# Start of Data
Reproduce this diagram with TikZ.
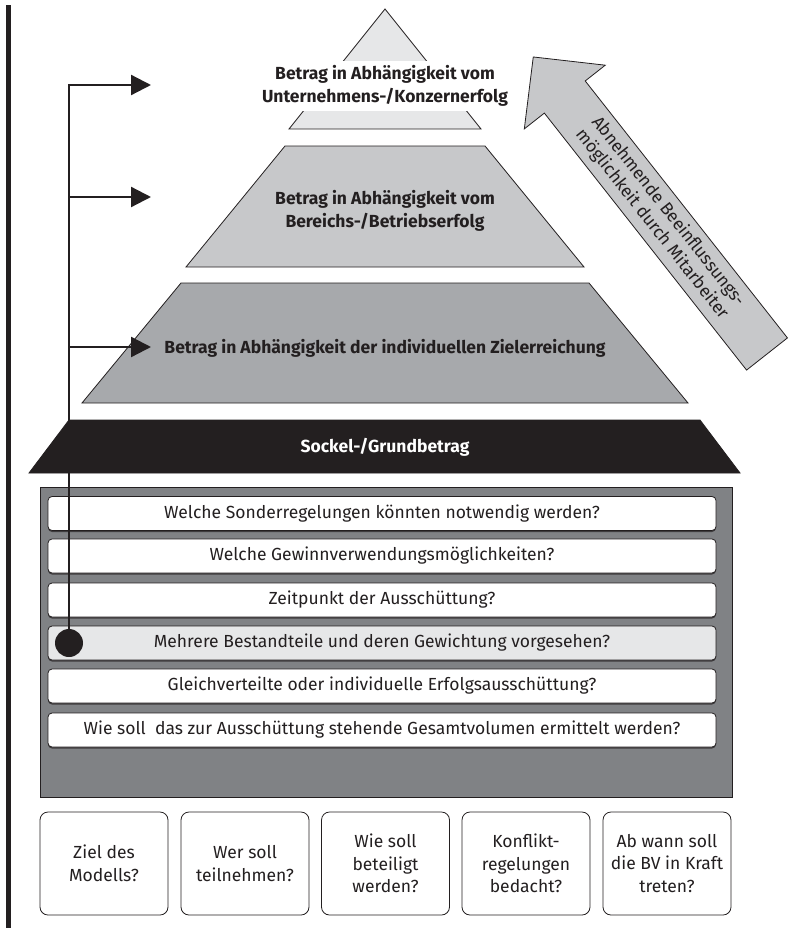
\documentclass[tikz,border=0pt]{standalone}
\usepackage{fontspec}
\setmainfont{Fira Sans}
\usetikzlibrary{arrows.meta}
\usetikzlibrary{shadows}
\definecolor{toplevel}{HTML}{E6E7E8}
\definecolor{midlevel}{HTML}{C7C8CA}
\definecolor{lowlevel}{HTML}{A7A9AC}
\definecolor{panelgray}{HTML}{808285}
\definecolor{ink}{HTML}{231F20}

\begin{document}
\begin{tikzpicture}[x=1pt,y=-1pt,
    level/.style={draw=ink,line width=0.8pt},
    leveltext/.style={font=\fontsize{17.5}{22.5}\selectfont\bfseries,text=ink,align=center},
    question/.style={draw=ink,rounded corners=4pt,line width=0.8pt,minimum width=668pt,minimum height=34pt,
        font=\fontsize{17.5}{20}\selectfont,text=ink,
        drop shadow={shadow xshift=0pt,shadow yshift=-1.5pt,opacity=0.7,fill=ink}},
    topic/.style={draw=ink,fill=white,rounded corners=8pt,line width=0.8pt,minimum width=128pt,minimum height=103pt,
        font=\fontsize{17.5}{22.5}\selectfont,text=ink,align=center},
    link/.style={draw=ink,line width=2.3pt}]
    \useasboundingbox (0,0) rectangle (805,931);

    \fill[ink] (6,5) rectangle (11,928);

    % pyramid
    \draw[level,fill=toplevel] (385,9) -- (481,129) -- (289,129) -- cycle;
    \node[leveltext,fill=white,minimum width=246pt,minimum height=50pt] (konzern) at (385,86)
        {Betrag in Abhängigkeit vom\\Unternehmens-/Konzernerfolg};

    \draw[level,fill=midlevel] (285,146) -- (485,146) -- (584,267) -- (186,267) -- cycle;
    \node[leveltext] (betrieb) at (385,211) {Betrag in Abhängigkeit vom\\Bereichs-/Betriebserfolg};

    \draw[level,fill=lowlevel] (181,283) -- (589,283) -- (688,403) -- (82,403) -- cycle;
    \node[leveltext] (ziel) at (385,348) {Betrag in Abhängigkeit der individuellen Zielerreichung};

    \draw[level,fill=ink] (69,420) -- (700,420) -- (740,473) -- (29,473) -- cycle;
    \node[leveltext,text=white] (sockel) at (385,447) {Sockel-/Grundbetrag};

    % influence arrow
    \begin{scope}[shift={(767,354)},rotate=128.2]
        \draw[level,fill=midlevel] (0,-26) -- (327,-26) -- (327,-51.5) -- (378,0)
            -- (327,51.5) -- (327,26) -- (0,26) -- cycle;
    \end{scope}
    \node[rotate=-51.8,align=center,font=\fontsize{17.5}{20.5}\selectfont,text=ink] (influence) at (660,218)
        {Abnehmende Beeinflussungs-\\möglichkeit durch Mitarbeiter};

    % questions
    \draw[draw=ink,line width=0.8pt,fill=panelgray] (40,487) rectangle (732,797);
    \foreach \y/\col/\txt [count=\i] in {
        513.5/white/Welche Sonderregelungen könnten notwendig werden?,
        556/white/Welche Gewinnverwendungsmöglichkeiten?,
        600/white/Zeitpunkt der Ausschüttung?,
        643/toplevel/Mehrere Bestandteile und deren Gewichtung vorgesehen?,
        686/white/Gleichverteilte oder individuelle Erfolgsausschüttung?,
        730/white/Wie soll\ \ das zur Ausschüttung stehende Gesamtvolumen ermittelt werden?}
        \node[question,fill=\col] (q\i) at (382,\y) {\txt};

    \foreach \x/\txt [count=\i] in {
        104/{Ziel des\\Modells?},
        245/{Wer soll\\teilnehmen?},
        385.5/{Wie soll\\beteiligt\\werden?},
        526/{Konflikt-\\regelungen\\bedacht?},
        667/{Ab wann soll\\die BV in Kraft\\treten?}}
        \node[topic] (topic\i) at (\x,863.5) {\txt};

    % connector
    \node[circle,fill=ink,minimum size=28pt,inner sep=0pt] (dot) at (69,643) {};
    \coordinate (b1) at (69,85);
    \coordinate (b2) at (69,197);
    \coordinate (b3) at (69,347);
    \coordinate (t1) at (151,85);
    \coordinate (t2) at (151,197);
    \coordinate (t3) at (151,347);
    \draw[link,-{Triangle[length=20pt,width=20pt]}] (dot.center) -- (b1) -- (t1);
    \draw[link,-{Triangle[length=20pt,width=20pt]}] (b2) -- (t2);
    \draw[link,-{Triangle[length=20pt,width=20pt]}] (b3) -- (t3);
\end{tikzpicture}
\end{document}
# End of Data
What to produce :: Quote every line word for word and keep the images out of the copy.

Answer to this problem ::
Reproduce this diagram with TikZ.
\documentclass[tikz,border=0pt]{standalone}
\usepackage{fontspec}
\setmainfont{Fira Sans}
\usetikzlibrary{arrows.meta}
\usetikzlibrary{shadows}
\definecolor{toplevel}{HTML}{E6E7E8}
\definecolor{midlevel}{HTML}{C7C8CA}
\definecolor{lowlevel}{HTML}{A7A9AC}
\definecolor{panelgray}{HTML}{808285}
\definecolor{ink}{HTML}{231F20}

\begin{document}
\begin{tikzpicture}[x=1pt,y=-1pt,
    level/.style={draw=ink,line width=0.8pt},
    leveltext/.style={font=\fontsize{17.5}{22.5}\selectfont\bfseries,text=ink,align=center},
    question/.style={draw=ink,rounded corners=4pt,line width=0.8pt,minimum width=668pt,minimum height=34pt,
        font=\fontsize{17.5}{20}\selectfont,text=ink,
        drop shadow={shadow xshift=0pt,shadow yshift=-1.5pt,opacity=0.7,fill=ink}},
    topic/.style={draw=ink,fill=white,rounded corners=8pt,line width=0.8pt,minimum width=128pt,minimum height=103pt,
        font=\fontsize{17.5}{22.5}\selectfont,text=ink,align=center},
    link/.style={draw=ink,line width=2.3pt}]
    \useasboundingbox (0,0) rectangle (805,931);

    \fill[ink] (6,5) rectangle (11,928);

    % pyramid
    \draw[level,fill=toplevel] (385,9) -- (481,129) -- (289,129) -- cycle;
    \node[leveltext,fill=white,minimum width=246pt,minimum height=50pt] (konzern) at (385,86)
        {Betrag in Abhängigkeit vom\\Unternehmens-/Konzernerfolg};

    \draw[level,fill=midlevel] (285,146) -- (485,146) -- (584,267) -- (186,267) -- cycle;
    \node[leveltext] (betrieb) at (385,211) {Betrag in Abhängigkeit vom\\Bereichs-/Betriebserfolg};

    \draw[level,fill=lowlevel] (181,283) -- (589,283) -- (688,403) -- (82,403) -- cycle;
    \node[leveltext] (ziel) at (385,348) {Betrag in Abhängigkeit der individuellen Zielerreichung};

    \draw[level,fill=ink] (69,420) -- (700,420) -- (740,473) -- (29,473) -- cycle;
    \node[leveltext,text=white] (sockel) at (385,447) {Sockel-/Grundbetrag};

    % influence arrow
    \begin{scope}[shift={(767,354)},rotate=128.2]
        \draw[level,fill=midlevel] (0,-26) -- (327,-26) -- (327,-51.5) -- (378,0)
            -- (327,51.5) -- (327,26) -- (0,26) -- cycle;
    \end{scope}
    \node[rotate=-51.8,align=center,font=\fontsize{17.5}{20.5}\selectfont,text=ink] (influence) at (660,218)
        {Abnehmende Beeinflussungs-\\möglichkeit durch Mitarbeiter};

    % questions
    \draw[draw=ink,line width=0.8pt,fill=panelgray] (40,487) rectangle (732,797);
    \foreach \y/\col/\txt [count=\i] in {
        513.5/white/Welche Sonderregelungen könnten notwendig werden?,
        556/white/Welche Gewinnverwendungsmöglichkeiten?,
        600/white/Zeitpunkt der Ausschüttung?,
        643/toplevel/Mehrere Bestandteile und deren Gewichtung vorgesehen?,
        686/white/Gleichverteilte oder individuelle Erfolgsausschüttung?,
        730/white/Wie soll\ \ das zur Ausschüttung stehende Gesamtvolumen ermittelt werden?}
        \node[question,fill=\col] (q\i) at (382,\y) {\txt};

    \foreach \x/\txt [count=\i] in {
        104/{Ziel des\\Modells?},
        245/{Wer soll\\teilnehmen?},
        385.5/{Wie soll\\beteiligt\\werden?},
        526/{Konflikt-\\regelungen\\bedacht?},
        667/{Ab wann soll\\die BV in Kraft\\treten?}}
        \node[topic] (topic\i) at (\x,863.5) {\txt};

    % connector
    \node[circle,fill=ink,minimum size=28pt,inner sep=0pt] (dot) at (69,643) {};
    \coordinate (b1) at (69,85);
    \coordinate (b2) at (69,197);
    \coordinate (b3) at (69,347);
    \coordinate (t1) at (151,85);
    \coordinate (t2) at (151,197);
    \coordinate (t3) at (151,347);
    \draw[link,-{Triangle[length=20pt,width=20pt]}] (dot.center) -- (b1) -- (t1);
    \draw[link,-{Triangle[length=20pt,width=20pt]}] (b2) -- (t2);
    \draw[link,-{Triangle[length=20pt,width=20pt]}] (b3) -- (t3);
\end{tikzpicture}
\end{document}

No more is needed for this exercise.